Quickly reacting to the report that Frank was not expected to live, Minnie Gibson, in the company of her cousin, J. F. Ramsey, and Dr. Pendleton, headed south to Blackfoot “on the midnight train.” They returned to Idaho Falls with Frank. On July 12, 1901, the day after the infamous encounter, Minnie Gibson married Frank Hitt.
Locals were quick to point out that Minnie had surely married Frank to protect her investments: she had wed her collateral.
Five days later, The Idaho Register printed an encouraging report. All three bullets had passed through Frank’s right arm, and “although it may affect his arm for a long time, there will be no necessity of amputation as no bones were broken. One bullet is still in his right lung and no attempt will be made at present to extract it. If he gets along all right during the next two days, he may be considered out of danger, and his speedy recovery looked for.”
In 1903, the sidewalks ended at the city canal, a diversion that followed what is now South Boulevard and provided water for the city’s first power plant. East across the canal, wind still blew dirt through sagebrush and around the houses dotting the hardpan that would soon become the Crow’s Addition to Idaho Falls.
But not so on Ridge Avenue, the “Street of the Aristocrats,” where at the corner with Ash Street, Frank and Minnie Hitt built a turreted brick mansion two and a half stories high, the most expensive of eighty houses constructed that year. With his marriage to Minnie only thirteen years old, Frank Hitt died in that house May 14, 1914. At the early age of forty-six, his death came “after an illness covering a long period.”

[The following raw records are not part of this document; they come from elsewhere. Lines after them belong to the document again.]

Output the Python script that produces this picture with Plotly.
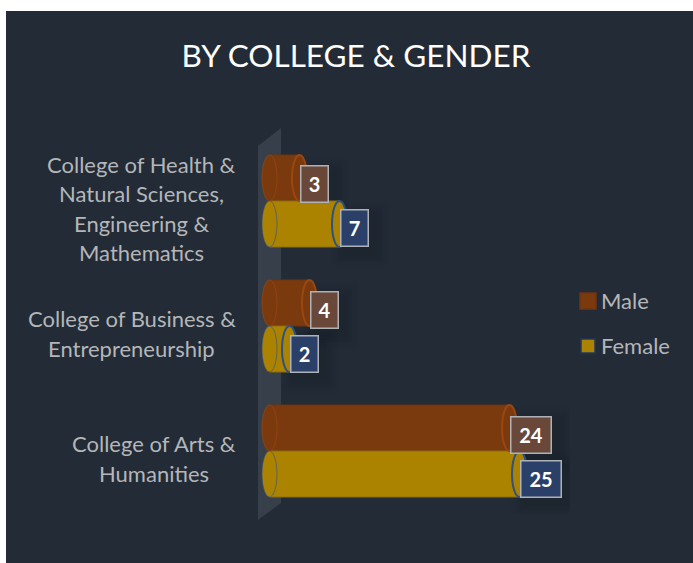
import plotly.graph_objects as go

categories = ["College of Health &<br>Natural Sciences,<br>Engineering &<br>Mathematics",
              "College of Business &<br>Entrepreneurship",
              "College of Arts &<br>Humanities"]
male = [3, 4, 24]
female = [7, 2, 25]
series_names = ["Male", "Female"]
title = "BY COLLEGE & GENDER"

W, H = 693, 563
FONT = "Lato"
PANEL = "#222b36"
MALE, MALE_EDGE, MALE_BOX, MALE_RIM = "#7b3a0e", "#9a4712", "#69483a", "#6f3410"
FEMALE, FEMALE_EDGE, FEMALE_BOX, FEMALE_RIM = "#ab8300", "#2f5083", "#2a4069", "#8c6f0c"
GREY = "#b4b6b9"

# plot area in pixels
px0, px1, py0, py1 = 249.5, 569.5, 138.5, 513.5
BAR_OFF = 0.184   # half a bar, in band units
CAP = 0.75        # half the width of a cylinder end, in value units
BAR_H = 0.184
XU, YU = 10.0, 125.0  # pixels per value unit / band
LABEL_CX = [141.5, 131.5, 154]
LINE = 29.5

fig = go.Figure()
ys = list(range(len(categories)))
for name, vals, col, rim in [(series_names[0], male, MALE, MALE_RIM), (series_names[1], female, FEMALE, FEMALE_RIM)]:
    fig.add_trace(go.Bar(y=ys, x=vals, name=name, orientation="h",
                         marker=dict(color=col, line=dict(color=rim, width=1)),
                         hoverinfo="x+name"))

shapes = []
def px(x): return x / W
def py(y): return 1 - y / H

# background panel and wall
shapes.append(dict(type="rect", xref="paper", yref="paper", x0=px(6), x1=1, y0=0, y1=py(11),
                   fillcolor=PANEL, line_width=0, layer="below"))
shapes.append(dict(type="path", xref="paper", yref="paper", layer="below", line_width=0, fillcolor="#373f4a",
                   path=f"M {px(258)} {py(146)} L {px(281)} {py(128)} L {px(281)} {py(503)} L {px(258)} {py(520)} Z"))

annotations = []
for i, cat in enumerate(categories):
    lines = cat.split("<br>")
    for j, line in enumerate(lines):
        annotations.append(dict(text=line, xref="x domain", yref="y", x=0, y=i, xanchor="center", showarrow=False,
                                xshift=LABEL_CX[i] - px0,
                                yshift=-((j - (len(lines) - 1) / 2) * LINE) - 7.7,
                                font=dict(family=FONT, size=22, color=GREY)))

for side, vals, col, edge, cap_line, box, yshift in [
        (-1, male, MALE, MALE_EDGE, "rgba(160,74,18,0.6)", MALE_BOX, -6.5),
        (1, female, FEMALE, FEMALE_EDGE, "rgba(47,80,131,0.6)", FEMALE_BOX, -4.5)]:
    for i, v in enumerate(vals):
        yc = i + side * BAR_OFF
        # soft shadow behind the value box
        bw = 29 if v < 10 else 42
        for grow, alpha in [(14, 0.012), (11, 0.015), (8, 0.018), (5, 0.02), (2, 0.025)]:
            shapes.append(dict(type="rect", xref="x", yref="y", layer="below", line_width=0,
                               x0=v + (6 - grow) / XU, x1=v + (bw + 6 + grow) / XU,
                               y0=yc + (-yshift - 19 + 6 - grow) / YU, y1=yc + (-yshift + 19 + 6 + grow) / YU,
                               fillcolor=f"rgba(0,0,0,{alpha})"))
        for x_c, lw, ec in [(0, 1, cap_line), (v, 2, edge)]:
            shapes.append(dict(type="circle", xref="x", yref="y", x0=x_c - CAP, x1=x_c + CAP,
                               y0=yc - BAR_H, y1=yc + BAR_H, fillcolor=col,
                               line=dict(color=ec, width=lw), layer="above"))
        annotations.append(dict(text=f"<b>{v}</b>", xref="x", yref="y", x=v, y=yc, xanchor="left", yanchor="middle",
                                yshift=yshift, showarrow=False, width=bw - 3, height=35,
                                bgcolor=box, bordercolor="#aeb2b6", borderwidth=1.5, borderpad=0,
                                font=dict(family=FONT, size=20, color="#ffffff"), align="center"))

# legend
for name, yc, col, edge, half in [(series_names[0], 301, MALE, MALE_RIM, 8), (series_names[1], 346, FEMALE, "#24395e", 7)]:
    shapes.append(dict(type="rect", xref="paper", yref="paper", x0=px(588 - half), x1=px(588 + half),
                       y0=py(yc + half), y1=py(yc - half), fillcolor=col, line=dict(color=edge, width=1.5)))
    annotations.append(dict(text=name, xref="paper", yref="paper", x=px(598.5), y=py(yc - 0.5), xanchor="left",
                            yanchor="middle", showarrow=False, font=dict(family=FONT, size=22, color=GREY)))

fig.update_layout(
    width=W, height=H, autosize=False,
    paper_bgcolor="#ffffff", plot_bgcolor="rgba(0,0,0,0)",
    margin=dict(l=0, r=0, t=0, b=0),
    barmode="group", bargap=0.264, bargroupgap=0,
    title=dict(text=title, x=356 / W, xanchor="center", y=1 - 56 / H, yanchor="middle",
               font=dict(family=FONT, size=31.5, color="#ffffff")),
    xaxis=dict(domain=[px(px0), px(px1)], range=[-2, 30], visible=False),
    yaxis=dict(domain=[py(py1), py(py0)], range=[2.5, -0.5], visible=False),
    showlegend=False, shapes=shapes, annotations=annotations,
)
fig.write_html("out.html", config=dict(displayModeBar=False),
               post_script="document.body.style.margin='0';document.body.style.overflow='hidden';")
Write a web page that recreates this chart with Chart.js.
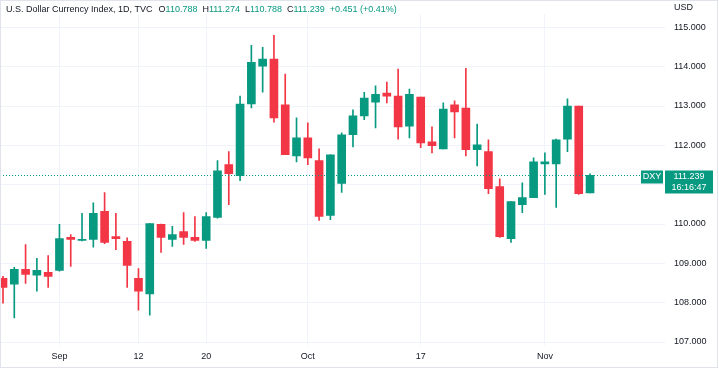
<!DOCTYPE html>
<html>
<head>
<meta charset="utf-8">
<script src="https://cdn.jsdelivr.net/npm/chart.js@4"></script>
<style>
  html, body { margin: 0; padding: 0; background: #fff; }
  #wrap { position: relative; width: 719px; height: 369px; }
</style>
</head>
<body>
<div id="wrap"><canvas id="dxyChart"></canvas></div>
<script>
// daily candles, Aug 25 - Nov 7
const dates = [
  'Aug 25', 'Aug 26', 'Aug 29', 'Aug 30', 'Aug 31',
  'Sep 1', 'Sep 2', 'Sep 5', 'Sep 6', 'Sep 7', 'Sep 8', 'Sep 9',
  'Sep 12', 'Sep 13', 'Sep 14', 'Sep 15', 'Sep 16',
  'Sep 19', 'Sep 20', 'Sep 21', 'Sep 22', 'Sep 23',
  'Sep 26', 'Sep 27', 'Sep 28', 'Sep 29', 'Sep 30',
  'Oct 3', 'Oct 4', 'Oct 5', 'Oct 6', 'Oct 7',
  'Oct 10', 'Oct 11', 'Oct 12', 'Oct 13', 'Oct 14',
  'Oct 17', 'Oct 18', 'Oct 19', 'Oct 20', 'Oct 21',
  'Oct 24', 'Oct 25', 'Oct 26', 'Oct 27', 'Oct 28',
  'Oct 31', 'Nov 1', 'Nov 2', 'Nov 3', 'Nov 4', 'Nov 7'
];
const opens = [
  108.62, 108.47, 108.85, 108.70, 108.77,
  108.82, 109.66, 109.58, 109.61, 110.32, 109.68, 109.56,
  108.62, 108.22, 109.99, 109.61, 109.81,
  109.66, 109.58, 110.17, 111.51, 111.23,
  113.05, 114.01, 114.19, 113.03, 111.73,
  112.19, 111.61, 110.22, 111.03, 112.27,
  112.75, 113.10, 113.33, 113.25, 112.49,
  113.23, 112.09, 111.91, 113.03, 112.95,
  111.89, 111.84, 110.95, 109.63, 110.49,
  110.67, 111.53, 111.53, 112.16, 113.00, 110.788
];
const highs = [
  108.67, 108.90, 109.48, 109.13, 109.20,
  109.99, 109.73, 110.27, 110.54, 110.80, 110.27, 109.65,
  108.87, 110.01, 110.00, 109.94, 110.29,
  110.19, 110.29, 111.61, 111.84, 113.25,
  114.54, 114.49, 114.80, 113.81, 112.70,
  112.57, 111.91, 111.76, 112.32, 112.90,
  113.35, 113.51, 113.61, 113.94, 113.43,
  113.23, 112.47, 113.08, 113.13, 113.96,
  112.54, 112.14, 111.15, 110.57, 111.05,
  111.68, 111.81, 112.16, 113.18, 113.00, 111.274
];
const lows = [
  107.99, 107.61, 108.49, 108.29, 108.39,
  108.80, 108.92, 109.57, 109.41, 109.50, 109.35, 108.39,
  107.81, 107.68, 109.28, 109.43, 109.48,
  109.56, 109.38, 110.15, 110.49, 111.10,
  112.95, 113.35, 112.59, 111.76, 111.58,
  111.51, 110.09, 110.11, 110.80, 111.96,
  112.65, 112.44, 113.08, 112.16, 112.19,
  111.94, 111.81, 111.91, 112.19, 111.73,
  111.48, 110.77, 109.66, 109.53, 110.29,
  110.67, 110.75, 110.42, 111.84, 110.75, 110.788
];
const closes = [
  108.39, 108.85, 108.72, 108.82, 108.67,
  109.63, 109.61, 109.61, 110.27, 109.53, 109.63, 108.95,
  108.29, 110.01, 109.66, 109.73, 109.66,
  109.58, 110.19, 111.35, 111.28, 113.05,
  114.11, 114.19, 112.70, 111.76, 112.19,
  111.68, 110.19, 111.76, 112.27, 112.75,
  113.20, 113.30, 113.25, 112.47, 113.30,
  112.06, 111.99, 112.92, 112.85, 111.89,
  112.01, 110.90, 109.68, 110.57, 110.67,
  111.58, 111.58, 112.14, 113.00, 110.77, 111.239
];

const tickDates = ['Sep 1', 'Sep 12', 'Sep 20', 'Oct 3', 'Oct 17', 'Nov 1'];
const tickTexts = ['Sep', '12', '20', 'Oct', '17', 'Nov'];
const priceTicks = [107, 108, 109, 110, 111, 112, 113, 114, 115];

const title = 'U.S. Dollar Currency Index, 1D, TVC';
const ohlcLetters = ['O', 'H', 'L', 'C'];
const ohlcValues = ['110.788', '111.274', '110.788', '111.239'];
const changeText = '+0.451 (+0.41%)';
const symbol = 'DXY';
const lastPrice = 111.239;
const countdown = '16:16:47';
const currency = 'USD';

const UP = '#089981';
const DOWN = '#f23645';
const TEXT = '#131722';
const GRID = '#f0f3fa';
const FONT = '"Liberation Sans", Arial, sans-serif';

const tickIdx = tickDates.map(d => dates.indexOf(d));
const colors = dates.map((d, i) => closes[i] >= opens[i] ? UP : DOWN);

const overlayPlugin = {
  id: 'overlay',
  afterDatasetsDraw(chart) {
    const ctx = chart.ctx;
    const area = chart.chartArea;
    const py = Math.round(chart.scales.y.getPixelForValue(lastPrice)) + 0.5;
    ctx.save();
    // last price dotted line
    ctx.strokeStyle = UP;
    ctx.lineWidth = 1;
    ctx.setLineDash([1, 2]);
    ctx.beginPath();
    ctx.moveTo(area.left, py);
    ctx.lineTo(area.right - 24, py);
    ctx.stroke();
    ctx.setLineDash([]);
    // symbol tag
    ctx.fillStyle = UP;
    ctx.fillRect(area.right - 24, py - 5, 22, 13);
    ctx.fillStyle = '#fff';
    ctx.font = '9px ' + FONT;
    ctx.textAlign = 'center';
    ctx.textBaseline = 'middle';
    ctx.fillText(symbol, area.right - 13, py + 1.5);
    // price tag on the axis
    ctx.fillStyle = UP;
    ctx.fillRect(area.right, py - 5, 48, 23);
    ctx.fillStyle = '#fff';
    ctx.fillText(lastPrice.toFixed(3), area.right + 24, py + 1.5);
    ctx.fillText(countdown, area.right + 24, py + 12);
    ctx.restore();
  },
  afterDraw(chart) {
    const ctx = chart.ctx;
    const area = chart.chartArea;
    ctx.save();
    ctx.font = '9px ' + FONT;
    ctx.textBaseline = 'middle';
    ctx.textAlign = 'left';
    let x = 6;
    const y = 10;
    ctx.fillStyle = TEXT;
    ctx.fillText(title, x, y);
    x += ctx.measureText(title).width + 6;
    ohlcLetters.forEach((l, i) => {
      ctx.fillStyle = TEXT;
      ctx.fillText(l, x, y);
      x += ctx.measureText(l).width;
      ctx.fillStyle = UP;
      ctx.fillText(ohlcValues[i], x, y);
      x += ctx.measureText(ohlcValues[i]).width + 5;
    });
    ctx.fillStyle = UP;
    ctx.fillText(changeText, x, y);
    // currency label
    ctx.fillStyle = TEXT;
    ctx.fillText(currency, area.right + 9, 8);
    // frame
    ctx.strokeStyle = '#e0e3eb';
    ctx.lineWidth = 1;
    ctx.strokeRect(0.5, 0.5, chart.width - 2, chart.height - 2);
    ctx.restore();
  }
};

new Chart(document.getElementById('dxyChart').getContext('2d'), {
  type: 'bar',
  data: {
    datasets: [
      {
        label: 'wick',
        data: dates.map((d, i) => ({ x: i, y: [lows[i], highs[i]] })),
        backgroundColor: colors,
        barThickness: 1,
        grouped: false,
        order: 2
      },
      {
        label: 'body',
        data: dates.map((d, i) => ({ x: i, y: [opens[i], closes[i]] })),
        backgroundColor: colors,
        barThickness: 8,
        minBarLength: 1,
        grouped: false,
        order: 1
      }
    ]
  },
  options: {
    responsive: true,
    maintainAspectRatio: false,
    animation: false,
    layout: { padding: 0 },
    plugins: {
      legend: { display: false },
      tooltip: { enabled: false }
    },
    scales: {
      x: {
        type: 'linear',
        offset: false,
        min: -0.266,
        max: 58.64,
        afterBuildTicks: axis => { axis.ticks = tickIdx.map(v => ({ value: v })); },
        afterFit: axis => { axis.height = 24; },
        grid: { color: GRID, drawTicks: false, offset: false },
        border: { display: false },
        ticks: {
          autoSkip: false,
          maxRotation: 0,
          padding: 6,
          color: TEXT,
          font: { size: 9, family: FONT },
          callback: (v, i) => tickTexts[i]
        }
      },
      y: {
        position: 'right',
        min: 106.924,
        max: 115.329,
        afterBuildTicks: axis => { axis.ticks = priceTicks.map(v => ({ value: v })); },
        afterFit: axis => { axis.width = 54; },
        grid: { color: GRID, drawTicks: false },
        border: { display: false },
        ticks: {
          padding: 9,
          color: TEXT,
          font: { size: 9, family: FONT },
          callback: v => v.toFixed(3)
        }
      }
    }
  },
  plugins: [overlayPlugin]
});
</script>
</body>
</html>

Barbara Frew Koster, daughter of H.C. “Bud” Frew who had worked for Frank Hitt years before, took charge of Minnie’s personal items after her death in 1959 at the age of eighty-six. Sorting through the collection, she discovered an aged bundle of letters. All were from Frank, all postmarked Yellowstone Park, and all written to Minnie before they were married. Sad that she had discovered her friend’s tender secret, Barbara quietly burned each one. She later explained, “Frank may have been a ne’er do well, but he sure had a way with the ladies.”